Un tuo progetto a cui sei più legato e perché?
Sono molto legato a In Oblivion, fatto a New York nel 2012. È il mio primo progetto e rappresenta il momento in cui penso di aver superato un grosso esame personale su ciò che sarei potuto essere in fotografia e non solo.
In quei giorni ho raggiunto un grado di risolutezza che non pensavo di avere e che poi ho replicato negli altri progetti, fotografici e non. Convivevo mentalmente con alcuni seri problemi familiari, con la diffidenza che percepivo in alcune persone, per le quali la fotografia era solo un gioco, mentre per altre era un lavoro troppo grande per me.
È una delle esperienze più utili che mi sia capitata, per conoscermi e per migliorarmi.
Progetti per il futuro
Ne ho diversi in mente, sia in campo fotografico che video, ma quello che oggi mi ossessiona di più riguarda la Corea del Nord, che andrebbe a ultimare il mio lavoro “Made in Korea”.
L’asticella è più alta, le condizioni per lavorare sono difficili se non proibitive, già solo entrare nel paese non è semplice… ma nonostante questo spero di riuscire a realizzarlo.
Come vedi la fotografia oggi e il suo futuro
La fotografia è morta!
Direbbe qualcuno. E non sarebbe la prima volta.
Io invece sono convinto che sia viva e vegeta e in continua evoluzione.

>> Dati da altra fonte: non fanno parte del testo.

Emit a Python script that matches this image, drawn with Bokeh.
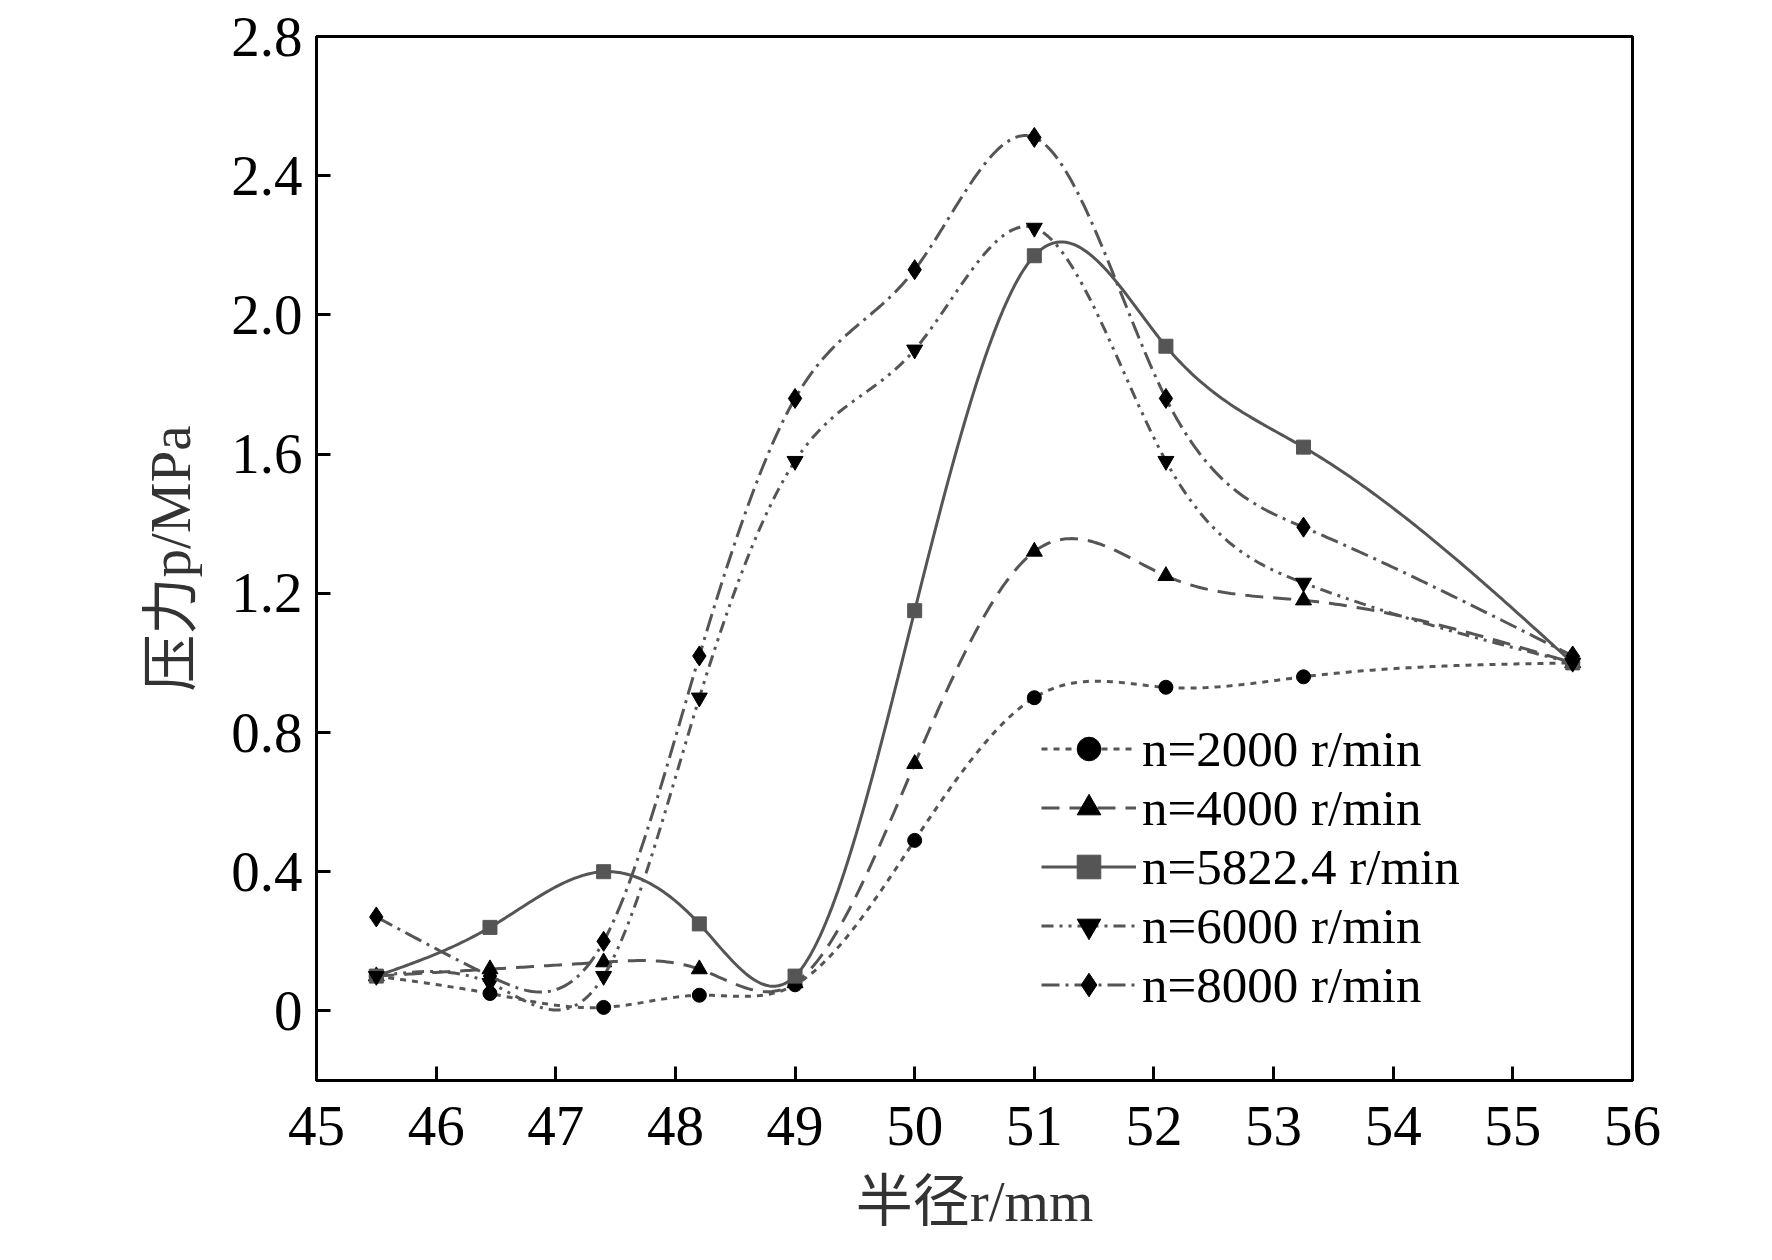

Il digitale non ha ancora terminato la propria rivoluzione, nemmeno possiamo immaginare dove ci porterà. Il digitale assottiglierà sempre di più la differenza fra illustratori, game designer, fotografi, videomaker e così via.
A quel punto, sarà sempre più importante per il fotogiornalismo essere fedele a certi principi per mantenersi legato alla realtà, mentre molta fotografia assomiglierà alla fiction (filtri, automatismi, rendering, ecc. saranno sempre più a portata di mano e invasivi).
Già ora la fotografia di massa, con gli smartphone, si sta allontanando dalla realtà.